Recent developments in NLP systems are impressive, and these models are making their way into all sorts of applications. Understanding syntax is an important step underlying both engineering and scientific applications of these systems, so it’s important that our evaluations test features like the likely behavior and systematicity of our models’ syntactic understanding. In the work outlined above, we build on a large set of wonderful previous studies for doing these types of evaluations. Our refinements show that while sampling from models is likely to give grammatical results (especially when truncating the distribution you sample from), there is still room for improvement in the systematicity of these models’ syntactic understanding.

Many thanks all the amazing people who made this project possible—of course Kai Siang-Ang, Julia Gong, and John Hewitt who decided to continue working on it after it’s infancy in the Winter 2020 offering of Stanford’s CS224N class.

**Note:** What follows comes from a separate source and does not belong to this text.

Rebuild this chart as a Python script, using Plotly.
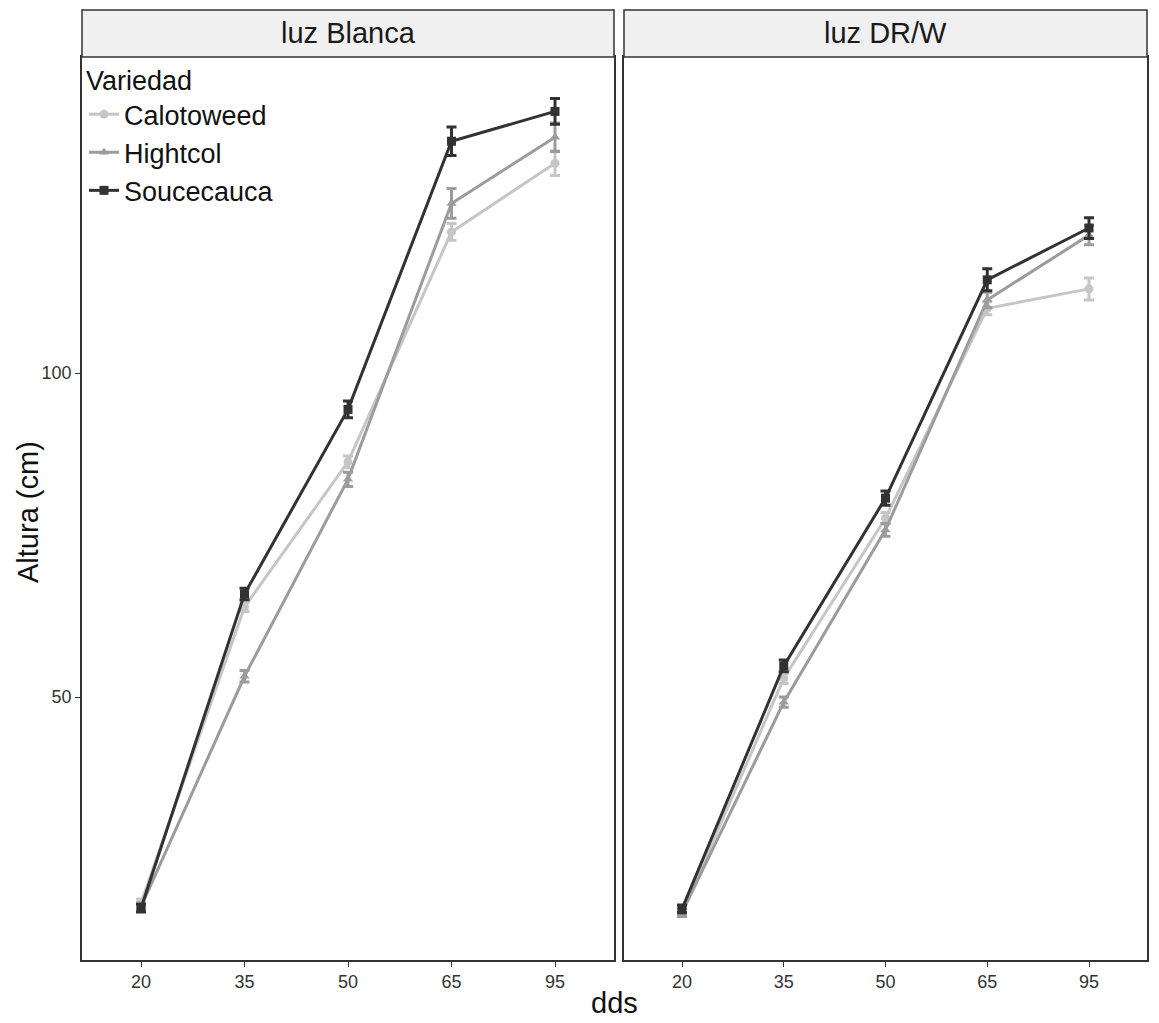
import plotly.graph_objects as go

dds = ["20", "35", "50", "65", "95"]
variedades = ["Calotoweed", "Hightcol", "Soucecauca"]
paneles = ["luz Blanca", "luz DR/W"]

# luz Blanca
blanca_calotoweed = [18.2, 63.9, 86.3, 121.8, 132.4]
blanca_hightcol = [17.6, 53.2, 83.6, 126.2, 136.4]
blanca_soucecauca = [17.4, 65.9, 94.4, 135.8, 140.4]
blanca_calotoweed_se = [0.6, 0.7, 0.9, 1.3, 1.9]
blanca_hightcol_se = [0.6, 0.9, 1.1, 2.3, 2.2]
blanca_soucecauca_se = [0.6, 0.9, 1.3, 2.2, 2.0]

# luz DR/W
drw_calotoweed = [16.7, 52.9, 77.6, 110.0, 113.0]
drw_hightcol = [16.7, 49.2, 75.8, 111.3, 121.3]
drw_soucecauca = [17.3, 54.8, 80.7, 114.4, 122.4]
drw_calotoweed_se = [0.6, 0.8, 0.9, 1.0, 1.7]
drw_hightcol_se = [0.6, 0.8, 1.0, 1.2, 1.5]
drw_soucecauca_se = [0.6, 0.9, 1.1, 1.7, 1.6]

y_ticks = [50, 100]

colores = {"Calotoweed": "#c6c6c6", "Hightcol": "#9c9c9c", "Soucecauca": "#323232"}
simbolos = {"Calotoweed": "circle", "Hightcol": "triangle-up", "Soucecauca": "square"}

datos = {
    "luz Blanca": {
        "Calotoweed": (blanca_calotoweed, blanca_calotoweed_se),
        "Hightcol": (blanca_hightcol, blanca_hightcol_se),
        "Soucecauca": (blanca_soucecauca, blanca_soucecauca_se),
    },
    "luz DR/W": {
        "Calotoweed": (drw_calotoweed, drw_calotoweed_se),
        "Hightcol": (drw_hightcol, drw_hightcol_se),
        "Soucecauca": (drw_soucecauca, drw_soucecauca_se),
    },
}

W, H = 1159, 1023
FONT = "Liberation Sans, Arial"
def px(x):
    return x / W
def py(y):
    return (H - y) / H

fig = go.Figure()
for i, panel in enumerate(paneles):
    xa = "x" if i == 0 else "x2"
    ya = "y" if i == 0 else "y2"
    for v in variedades:
        vals, se = datos[panel][v]
        fig.add_trace(go.Scatter(
            x=dds, y=vals, mode="lines+markers", name=v,
            xaxis=xa, yaxis=ya, showlegend=(i == 0), legendgroup=v,
            line=dict(color=colores[v], width=3),
            marker=dict(symbol=simbolos[v], size=9, color=colores[v]),
            error_y=dict(type="data", array=se, color=colores[v], thickness=3, width=5),
        ))

y_top, y_bot = 57, 960
axis_common = dict(showline=True, linecolor="#333333", linewidth=1.5, mirror=True,
                   ticklen=5, tickcolor="#333333", showgrid=False,
                   zeroline=False, tickfont=dict(family=FONT, size=18, color="#333333"))

fig.update_layout(
    width=W, height=H, margin=dict(l=0, r=0, t=0, b=0),
    plot_bgcolor="white", paper_bgcolor="white",
    xaxis=dict(domain=[px(82), px(614)], range=[-0.57, 4.57], type="category",
               anchor="y", ticks="outside", **axis_common),
    xaxis2=dict(domain=[px(624), px(1147)], range=[-0.57, 4.57], type="category",
                anchor="y2", ticks="outside", **axis_common),
    yaxis=dict(domain=[py(y_bot), py(y_top)], range=[9.4, 148.8], tickvals=y_ticks,
               anchor="x", ticks="outside", **axis_common),
    yaxis2=dict(domain=[py(y_bot), py(y_top)], range=[9.4, 148.8], tickvals=y_ticks,
                anchor="x2", showticklabels=False, ticks="", **axis_common),
    legend=dict(x=px(84), y=py(55), xanchor="left", yanchor="top",
                bgcolor="rgba(0,0,0,0)",
                title=dict(text="Variedad", font=dict(family=FONT, size=27, color="#111111")),
                font=dict(family=FONT, size=27, color="#111111"),
                tracegroupgap=0, itemwidth=30),
    font=dict(family=FONT),
)

# strips
strips = [(82, 614, "luz Blanca"), (624, 1147, "luz DR/W")]
for x0, x1, label in strips:
    fig.add_shape(type="rect", xref="paper", yref="paper",
                  x0=px(x0), x1=px(x1), y0=py(57), y1=py(10),
                  fillcolor="#f0f0f0", line=dict(color="#333333", width=1.5))
    fig.add_annotation(x=(px(x0) + px(x1)) / 2, y=(py(57) + py(10)) / 2,
                       xref="paper", yref="paper", text=label, showarrow=False,
                       xanchor="center", yanchor="middle",
                       font=dict(family=FONT, size=29, color="#1a1a1a"))

fig.add_annotation(x=px(28), y=py(512), xref="paper", yref="paper", text="Altura (cm)",
                   showarrow=False, textangle=-90, xanchor="center", yanchor="middle",
                   font=dict(family=FONT, size=29, color="#111111"))
fig.add_annotation(x=px(614), y=py(1003), xref="paper", yref="paper", text="dds",
                   showarrow=False, xanchor="center", yanchor="middle",
                   font=dict(family=FONT, size=29, color="#111111"))

fig.write_html("out.html", config={"displayModeBar": False},
               post_script="document.body.style.margin='0';")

Since then we’ve been fortunate to have the support of the Stanford NLP group and feedback and discussions with Tal Linzen, Chris Manning, Rishi Bommasani, Kawin Ethayarajh, Lisa Li, Nelson Liu, Yasuhide Miura, Aaron Mueller, and Tianyi Zhang.

  1. More specifically, in Standard American English syntax, third person, present tense verbs are conjugated differently if the subject is singular or plural. 

  2. Computed using the bert-base-cased model on Hugging Face implementation 

  3. By “all conjugations”, we mean both the third-person singular present tense and third person plural present tense.